When Street Spirit abruptly went out of print in July 2023, we weren’t sure what would happen. Our former non-profit publisher could no longer afford to operate the newspaper. This left us with two choices: let Street Spirit die, or fight to stay in print. We chose the latter, and have been working like hell to make it happen for the last eight months. Today, on our 29th birthday, we are thrilled to be back in your hands. A print newspaper filled with the voices and stories of homeless and marginally housed people in the East Bay—one that documents underground history and keeps up with local news. “Street Spirit!” an unhoused friend exclaims each time I walk by her encampment on San Pablo Avenue. “That’s the people’s newspaper!” 

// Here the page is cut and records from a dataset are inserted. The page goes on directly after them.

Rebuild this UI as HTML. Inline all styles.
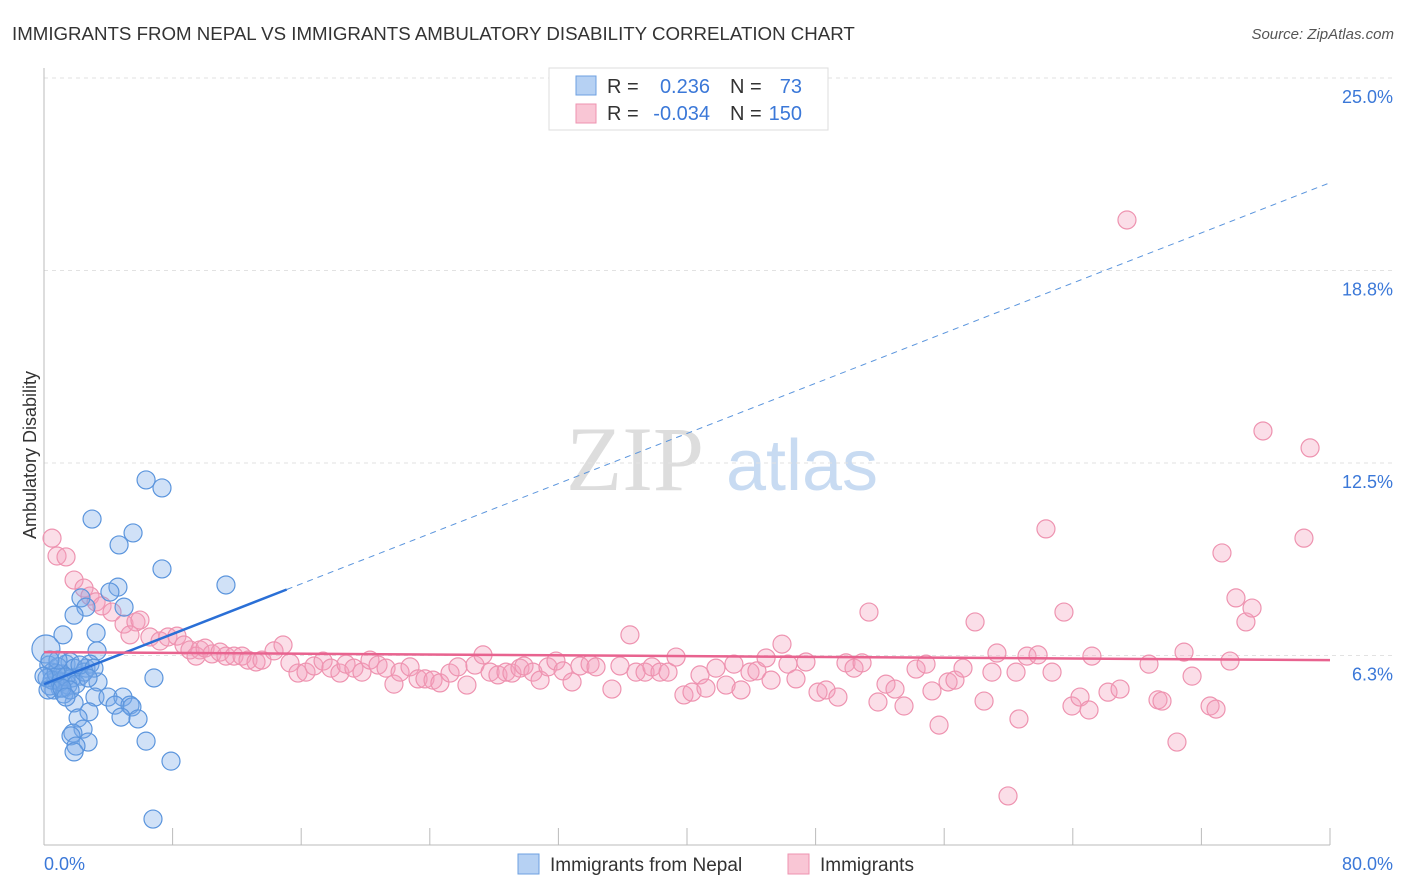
<!DOCTYPE html>
<html><head><meta charset="utf-8"><style>
body{margin:0;background:#fff;font-family:"Liberation Sans",sans-serif;}
svg{display:block}
</style></head><body>
<svg id="chart" width="1406" height="892">
<text x="12" y="40" font-size="18.7" fill="#333">IMMIGRANTS FROM NEPAL VS IMMIGRANTS AMBULATORY DISABILITY CORRELATION CHART</text>
<text x="1394" y="39" font-size="15" fill="#555" font-style="italic" text-anchor="end">Source: ZipAtlas.com</text>
<g>
<text x="635" y="490" font-size="92" fill="#ddd" font-family="Liberation Serif,serif" text-anchor="middle">ZIP</text>
<text x="802" y="490" font-size="72" fill="#c8dbf2" text-anchor="middle">atlas</text>
</g>
<g id="grid"></g>
<g id="axes"></g>
<g id="pts"></g>
<g id="lines"></g>
<text x="36" y="455" font-size="18" fill="#333" text-anchor="middle" transform="rotate(-90 36 455)">Ambulatory Disability</text>
<text x="44" y="870" font-size="18" fill="#3b78d8">0.0%</text>
<text x="1393" y="870" font-size="18" fill="#3b78d8" text-anchor="end">80.0%</text>
<g>
<rect x="549" y="68" width="279" height="62" fill="#fff" stroke="#ddd"/>
<rect x="576" y="76" width="20" height="19" fill="#b6d1f3" stroke="#6ea0e0"/>
<rect x="576" y="104" width="20" height="19" fill="#f9c6d5" stroke="#ee93b0"/>
<text x="607" y="93" font-size="20" fill="#333">R =</text>
<text x="710" y="93" font-size="20" fill="#3b78d8" text-anchor="end">0.236</text>
<text x="730" y="93" font-size="20" fill="#333">N =</text>
<text x="802" y="93" font-size="20" fill="#3b78d8" text-anchor="end">73</text>
<text x="607" y="120" font-size="20" fill="#333">R =</text>
<text x="710" y="120" font-size="20" fill="#3b78d8" text-anchor="end">-0.034</text>
<text x="730" y="120" font-size="20" fill="#333">N =</text>
<text x="802" y="120" font-size="20" fill="#3b78d8" text-anchor="end">150</text>
</g>
<g>
<rect x="518" y="854" width="21" height="20" fill="#b6d1f3" stroke="#6ea0e0"/>
<text x="550" y="871" font-size="19" fill="#333">Immigrants from Nepal</text>
<rect x="788" y="854" width="21" height="20" fill="#f9c6d5" stroke="#ee93b0"/>
<text x="820" y="871" font-size="19" fill="#333">Immigrants</text>
</g>
</svg>
<script>
const yTicks=[25,18.75,12.5,6.25];
const yTickLabels=["25.0%","18.8%","12.5%","6.3%"];
const xTicks=[0,8,16,24,32,40,48,56,64,72,80];
const blueX=[6.35,7.34,2.99,5.54,4.67,7.34,11.32,4.6,4.1,2.3,2.61,4.98,1.87,3.24,1.18,3.3,0.12,6.84,3.36,3.17,3.98,4.91,1.87,4.42,5.35,5.47,2.8,4.79,5.85,2.12,2.43,1.8,1.68,2.74,6.35,1.99,1.87,7.9,6.78,0.3,0.5,0.75,1.0,1.37,1.62,1.87,2.24,2.61,2.86,1.12,0.62,0.37,0.87,1.49,1.24,1.74,0.19,0.5,1.0,1.37,1.99,2.49,0.75,1.62,0.25,0.87,2.24,3.11,0,1.12,0.37,2.74,1.37];
const blueY=[11.95,11.69,10.68,10.23,9.84,9.06,8.54,8.47,8.31,8.12,7.82,7.82,7.56,6.98,6.92,6.40,6.46,5.52,5.39,4.90,4.90,4.90,4.71,4.64,4.64,4.58,4.42,4.25,4.19,4.22,3.86,3.73,3.64,3.44,3.47,3.31,3.12,2.82,0.94,5.94,5.71,5.45,5.19,5.97,6.04,5.84,5.58,5.84,5.97,5.65,5.13,5.26,5.88,5.29,5.0,5.52,5.52,5.45,5.39,5.55,5.32,5.71,5.68,5.13,5.13,6.10,5.94,5.84,5.58,5.19,6.1,5.52,4.9];
const pinkX=[0.5,0.81,1.37,1.87,2.49,2.86,3.24,3.61,4.23,4.98,5.72,5.97,5.35,6.59,7.22,7.71,8.27,8.71,9.08,9.70,9.46,10.02,10.45,10.95,11.32,11.82,12.32,12.69,13.19,13.56,14.31,14.87,15.30,15.80,16.30,16.80,17.36,17.85,18.41,18.79,19.28,19.78,20.28,20.78,21.28,21.77,22.15,22.77,23.27,23.70,24.20,24.63,25.26,25.75,26.31,26.81,27.31,27.75,28.24,28.74,29.11,29.61,29.86,30.42,30.86,31.35,31.85,32.29,32.85,33.34,33.97,34.34,35.33,35.83,36.45,36.83,37.39,37.82,38.32,38.82,39.32,39.81,40.31,40.81,41.18,41.80,42.43,42.92,43.36,43.92,44.35,44.92,45.23,45.91,46.28,46.78,47.40,48.15,48.65,49.39,49.89,50.39,50.89,51.32,51.88,52.38,52.94,53.50,54.25,54.87,55.24,55.68,56.24,56.67,57.17,57.92,58.48,58.97,59.28,59.97,60.47,60.65,61.15,61.84,62.33,62.71,63.45,63.95,64.45,65.01,65.19,66.19,66.94,67.37,68.74,69.30,69.55,70.48,70.92,71.42,72.54,72.91,73.28,73.78,74.15,74.77,75.15,75.83,78.38,78.76];
const pinkY=[10.06,9.48,9.45,8.70,8.44,8.18,7.99,7.86,7.66,7.27,7.34,7.40,6.92,6.85,6.72,6.85,6.88,6.59,6.43,6.43,6.23,6.49,6.30,6.36,6.23,6.23,6.23,6.10,6.04,6.10,6.40,6.59,6.01,5.68,5.71,5.91,6.07,5.84,5.68,5.97,5.84,5.71,6.10,5.94,5.84,5.32,5.71,5.88,5.49,5.49,5.45,5.36,5.68,5.88,5.29,5.94,6.27,5.71,5.62,5.71,5.68,5.84,5.91,5.71,5.45,5.88,6.07,5.75,5.39,5.91,5.97,5.88,5.16,5.91,6.92,5.71,5.71,5.88,5.71,5.71,6.20,4.97,5.06,5.62,5.19,5.84,5.29,5.97,5.13,5.71,5.75,6.17,5.45,6.62,5.97,5.49,6.04,5.06,5.13,4.90,6.01,5.84,6.01,7.66,4.74,5.32,5.16,4.61,5.81,5.97,5.10,3.99,5.39,5.45,5.84,7.34,4.77,5.71,6.33,1.69,5.71,4.19,6.23,6.27,10.36,5.71,7.66,4.61,4.90,4.48,6.23,5.06,5.16,20.39,5.97,4.81,4.77,3.44,6.36,5.58,4.61,4.51,9.58,6.07,8.12,7.34,7.79,13.54,10.06,12.99];
const blueTrend=[5.32,21.6];const blueSolidEnd=15.1;
const pinkTrend=[6.36,6.1];
const NS="http://www.w3.org/2000/svg";
const X=v=>44+v/80*1286, Y=v=>848-v*30.8;
function mk(p,t,a){const e=document.createElementNS(NS,t);for(const k in a)e.setAttribute(k,a[k]);p.appendChild(e);return e;}
const grid=document.getElementById('grid'),axes=document.getElementById('axes'),pts=document.getElementById('pts'),lines=document.getElementById('lines');
yTicks.forEach((t,i)=>{
 const l=mk(grid,'line',{x1:44,x2:1394,y1:Y(t),y2:Y(t),stroke:'#e2e2e2','stroke-dasharray':'4,4'});
 
 
 const tx=mk(grid,'text',{x:1393,y:Y(t)+25,'font-size':18,fill:'#3b78d8','text-anchor':'end'});tx.textContent=yTickLabels[i];
 
 
});
const ax=mk(axes,'line',{x1:44,x2:44,y1:68,y2:845,stroke:'#bbb'});


const bx=mk(axes,'line',{x1:44,x2:1330,y1:845,y2:845,stroke:'#bbb'});


xTicks.forEach(t=>{const l=mk(axes,'line',{x1:X(t),x2:X(t),y1:828,y2:845,stroke:'#bbb'});
 
 });
pinkX.forEach((x,i)=>{const c=mk(pts,'circle',{cx:X(x),cy:Y(pinkY[i]),r:9,fill:'rgba(244,160,188,0.35)',stroke:'#ee93b0','stroke-width':1.2});
 
 });
blueX.forEach((x,i)=>{const c=mk(pts,'circle',{cx:X(x),cy:Y(blueY[i]),r:i==16?14:9,fill:'rgba(120,170,232,0.35)',stroke:'#5b95dd','stroke-width':1.2});
 
 });
const by=v=>blueTrend[0]+(blueTrend[1]-blueTrend[0])*v/80;
const l1=mk(lines,'line',{x1:X(0),y1:Y(by(0)),x2:X(blueSolidEnd),y2:Y(by(blueSolidEnd)),stroke:'#2a6fd6','stroke-width':2.5});


const l2=mk(lines,'line',{x1:X(blueSolidEnd),y1:Y(by(blueSolidEnd)),x2:X(80),y2:Y(by(80)),stroke:'#5b95dd','stroke-width':1,'stroke-dasharray':'6,5'});


const l3=mk(lines,'line',{x1:X(0),y1:Y(pinkTrend[0]),x2:X(80),y2:Y(pinkTrend[1]),stroke:'#e8638f','stroke-width':2.5});


</script>
</body></html>
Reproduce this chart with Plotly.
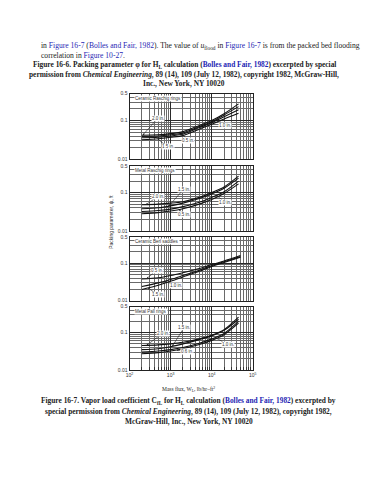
import numpy as np
import plotly.graph_objects as go

# ---------------- data ----------------
mass_flux = [200, 500, 1000, 2000, 5000, 10000, 20000, 45000]
mass_flux_berl = [200, 500, 1000, 2000, 5000, 10000, 20000, 50000]

# Ceramic Raschig rings
cr_20 = [0.042, 0.043, 0.046, 0.052, 0.075, 0.100, 0.150, 0.270]
cr_10 = [0.039, 0.040, 0.043, 0.048, 0.070, 0.094, 0.140, 0.230]
cr_05 = [0.036, 0.037, 0.040, 0.045, 0.066, 0.088, 0.125, 0.190]
cr_15 = [0.032, 0.034, 0.037, 0.041, 0.060, 0.080, 0.110, 0.155]
# Metal Raschig rings
mr_20 = [0.048, 0.050, 0.053, 0.058, 0.075, 0.100, 0.140, 0.270]
mr_15 = [0.038, 0.040, 0.045, 0.053, 0.070, 0.092, 0.130, 0.240]
mr_10 = [0.032, 0.034, 0.037, 0.043, 0.056, 0.075, 0.105, 0.200]
mr_05 = [0.028, 0.030, 0.033, 0.038, 0.050, 0.066, 0.095, 0.170]
# Ceramic Berl saddles
cb_05 = [0.038, 0.041, 0.047, 0.056, 0.072, 0.092, 0.115, 0.160]
cb_10 = [0.024, 0.030, 0.037, 0.047, 0.065, 0.086, 0.110, 0.150]
cb_15 = [0.020, 0.026, 0.033, 0.043, 0.061, 0.082, 0.105, 0.145]
# Metal Pall rings
mp_20 = [0.045, 0.047, 0.050, 0.055, 0.068, 0.085, 0.120, 0.260]
mp_15 = [0.035, 0.037, 0.042, 0.050, 0.065, 0.082, 0.115, 0.230]
mp_10 = [0.030, 0.032, 0.035, 0.040, 0.052, 0.068, 0.095, 0.200]
mp_06 = [0.027, 0.029, 0.032, 0.037, 0.048, 0.062, 0.088, 0.180]

panel_titles = ["Ceramic Raschig rings", "Metal Raschig rings",
                "Ceramic Berl saddles", "Metal Pall rings"]
x_tick_vals = [100, 1000, 10000, 100000]
x_tick_text = ["10<sup>2</sup>", "10<sup>3</sup>", "10<sup>4</sup>", "10<sup>5</sup>"]
y_tick_vals = [0.01, 0.1, 0.5]
y_tick_text = ["0.01", "0.1", "0.5"]

panels = [
    (mass_flux, [("2.0 in.", cr_20), ("1.0 in.", cr_10), ("0.5 in.", cr_05), ("1.5 in.", cr_15)]),
    (mass_flux, [("2.0 in.", mr_20), ("1.5 in.", mr_15), ("1.0 in.", mr_10), ("0.5 in.", mr_05)]),
    (mass_flux_berl, [("0.5 in.", cb_05), ("1.0 in.", cb_10), ("1.5 in.", cb_15)]),
    (mass_flux, [("2.0 in.", mp_20), ("1.5 in.", mp_15), ("1.0 in.", mp_10), ("0.6 in.", mp_06)]),
]
# label: (panel, series name, x of arrow tip, text offset px dx, dy)
curve_labels = [
    (0, "2.0 in.", 210, 15, -17), (0, "1.5 in.", 480, 10, 8),
    (0, "0.5 in.", 1900, 6, 6), (0, "1.0 in.", 13000, 9, 6),
    (1, "2.0 in.", 250, 12, -8), (1, "1.5 in.", 900, 15, -17),
    (1, "0.5 in.", 1600, 5, 5), (1, "1.0 in.", 13000, 9, 7),
    (2, "0.5 in.", 260, 10, -8), (2, "1.0 in.", 700, 12, 4),
    (2, "1.5 in.", 280, 10, 7),
    (3, "2.0 in.", 260, 16, -12), (3, "1.5 in.", 1100, 12, -19),
    (3, "1.0 in.", 12000, 13, 7), (3, "0.6 in.", 1400, 10, 2),
]

W, H = 368, 480
# pixel geometry of panels
x_px = (128.3, 254.3)
y_px = [(91.7, 158.3), (165.0, 230.7), (237.0, 301.5), (307.5, 371.5)]

minor_x = [m * 10 ** d for d in (2, 3, 4) for m in range(2, 10)]
minor_y = [m * 0.01 for m in range(2, 10)] + [0.2, 0.3, 0.4]

fig = go.Figure()
layout = dict(width=W, height=H, margin=dict(l=0, r=0, t=0, b=0),
              paper_bgcolor="white", plot_bgcolor="white", showlegend=False)
annotations = []
xd = [x_px[0] / W, x_px[1] / W]

for i, (xs, series) in enumerate(panels):
    n = "" if i == 0 else str(i + 1)
    top, bot = y_px[i]
    yd = [1 - bot / H, 1 - top / H]
    last = i == 3
    layout["xaxis" + n] = dict(
        type="log", range=[2, 5], domain=xd, anchor="y" + n,
        tickvals=x_tick_vals, ticktext=x_tick_text,
        showticklabels=last, ticks="", tickfont=dict(family="Liberation Sans", size=5, color="#333"),
        showgrid=True, gridcolor="#2a2a2a", gridwidth=0.9,
        minor=dict(tickvals=minor_x, showgrid=True, gridcolor="#6a6a6a", gridwidth=0.6,
                   ticks="inside" if last else "", ticklen=3, tickcolor="#333"),
        showline=True, linecolor="#222", linewidth=1, mirror=True, zeroline=False)
    layout["yaxis" + n] = dict(
        type="log", range=[-2, np.log10(0.5)], domain=yd, anchor="x" + n,
        tickvals=y_tick_vals, ticktext=y_tick_text, ticks="",
        tickfont=dict(family="Liberation Sans", size=5, color="#333"),
        showgrid=True, gridcolor="#2a2a2a", gridwidth=0.9,
        minor=dict(tickvals=minor_y, showgrid=True, gridcolor="#6a6a6a", gridwidth=0.6),
        showline=True, linecolor="#222", linewidth=1, mirror=True, zeroline=False)
    for name, ys in series:
        fig.add_trace(go.Scatter(x=xs, y=ys, mode="lines", name=name,
                                 line=dict(color="#111", width=1.1, shape="spline", smoothing=0.8),
                                 xaxis="x" + n, yaxis="y" + n, hoverinfo="skip"))
    annotations.append(dict(xref="x" + n + " domain", yref="y" + n + " domain", x=0.04, y=0.93,
                            xanchor="left", yanchor="middle", text=panel_titles[i], showarrow=False,
                            bgcolor="white", borderpad=0,
                            font=dict(family="Liberation Sans", size=4.5, color="#333")))

for p, name, xt, dx, dy in curve_labels:
    xs, series = panels[p]
    ys = dict(series)[name]
    yt = np.interp(np.log10(xt), np.log10(xs), np.log10(ys))
    n = "" if p == 0 else str(p + 1)
    annotations.append(dict(xref="x" + n, yref="y" + n, x=np.log10(xt), y=yt,
                            ax=dx, ay=dy, showarrow=True, arrowhead=2, arrowsize=0.6,
                            arrowwidth=0.6, arrowcolor="#222", text=name, bgcolor="white",
                            borderpad=0, font=dict(family="Liberation Sans", size=4.5, color="#333")))

link = "color:#1f1fb4"
serif = "Liberation Serif"


def add_text(x, y, text, size=7.5, anchor="left", bold=False, angle=0, family=serif, color="#222"):
    annotations.append(dict(xref="paper", yref="paper", x=x / W, y=1 - y / H, text=text,
                            showarrow=False, xanchor=anchor, yanchor="middle", textangle=angle,
                            borderpad=0, font=dict(family=family, size=size, color=color)))


add_text(37, 44, "in <span style='" + link + "'>Figure 16-7</span> (<span style='" + link +
         "'>Bolles and Fair, 1982</span>). The value of <i>u</i><sub>flood</sub> in "
         "<span style='" + link + "'>Figure 16-7</span> is from the packed bed flooding", size=7.6)
add_text(37, 53, "correlation in <span style='" + link + "'>Figure 10-27</span>.", size=7.6)
add_text(184, 63, "<b>Figure 16-6. Packing parameter φ for H<sub>L</sub> calculation (<span style='" + link +
         "'>Bolles and Fair, 1982</span>) excerpted by special</b>", anchor="center", size=7.4)
add_text(184, 72.5, "<b>permission from <i>Chemical Engineering</i>, 89 (14), 109 (July 12, 1982), "
         "copyright 1982, McGraw-Hill,</b>", anchor="center", size=7.4)
add_text(184, 82, "<b>Inc., New York, NY 10020</b>", anchor="center", size=7.4)

add_text(110, 222, "Packing parameter, ψ, ft", size=5, anchor="center", angle=-90,
         family="Liberation Sans", color="#333")
add_text(189, 391, "Mass flux, W<sub>L</sub>, lb/hr–ft<sup>2</sup>", size=5.5, anchor="center")
add_text(189, 403, "<b>Figure 16-7. Vapor load coefficient C<sub>fL</sub> for H<sub>L</sub> calculation (<span style='" +
         link + "'>Bolles and Fair, 1982</span>) excerpted by</b>", anchor="center", size=7.4)
add_text(189, 413.5, "<b>special permission from <i>Chemical Engineering</i>, 89 (14), 109 (July 12, 1982), "
         "copyright 1982,</b>", anchor="center", size=7.4)
add_text(189, 424, "<b>McGraw-Hill, Inc., New York, NY 10020</b>", anchor="center", size=7.4)

layout["annotations"] = annotations
fig.update_layout(**layout)
fig.write_html("out.html", config={"displayModeBar": False},
               post_script="document.body.style.margin='0px';")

This is no small feat in a world where the number of working journalists is dropping faster than the number of coal miners, according to A.G. Sulzberger, publisher of the New York Times. The success of our fundraising campaign reflects this community’s desire to maintain an alternative publication like ours. We have raised over $200,000 to cover the first year of operations. This money came from more than 300 individual donors, most giving between $5 and $250. Sixteen people gave $1,000 or more. Hundreds came to the fundraising events we held over the summer, and many signed up to volunteer. We got to meet our readers and make new friends. We were reminded again and again that this paper has life left to live.

Street Spirit simply would not be back in print without the Western Regional Advocacy Project (WRAP), who agreed to be our fiscal sponsor more or less overnight. While having a non-profit fiscal sponsor is essential to raising money for a project like ours, WRAP has also provided expert guidance—and beers, when we needed them. Likewise, we are deeply grateful to the Coalition on Homelessness (COH). COH has been sending us copies of their San Francisco street newspaper Street Sheet so that our vendors would not go without a paper to sell these last eight months. This was essential for their survival.

Perhaps it is no surprise that it was many of these same people who helped get Street Spirit off the ground back in 1995. Paul Boden, now the Director of WRAP, was Director of COH in the 90s. The Coalition began publishing Street Sheet and people loved it. So when Terry Messman—founding editor of Street Spirit—asked Paul if he should start up a street newspaper in the East Bay, Paul said, “You won’t be sorry.” 

“And he was right,” Terry said later in an interview. “Even when Street Spirit began gradually taking over my life, I wasn’t sorry.”

We’re not sorry either for relaunching it now in 2024. It has completely taken over our lives, and we’re not sorry. It is an honor to witness such profound community support for a project and to help something bloom. 

With all of this community support, we are entering our first year as an independent publication. Rather than relying on a non-profit parent, we are responsible for finding our own donors and raising our own funds. Street Spirit has never operated in this way before, and in some ways, re-launching as an independent project is a leap of faith. But we believe that our supporters will continue to lift us up. Our donors, our writers, our vendors, our readers. That’s the people’s newspaper.

Alastair Boone is the Director of Street Spirit.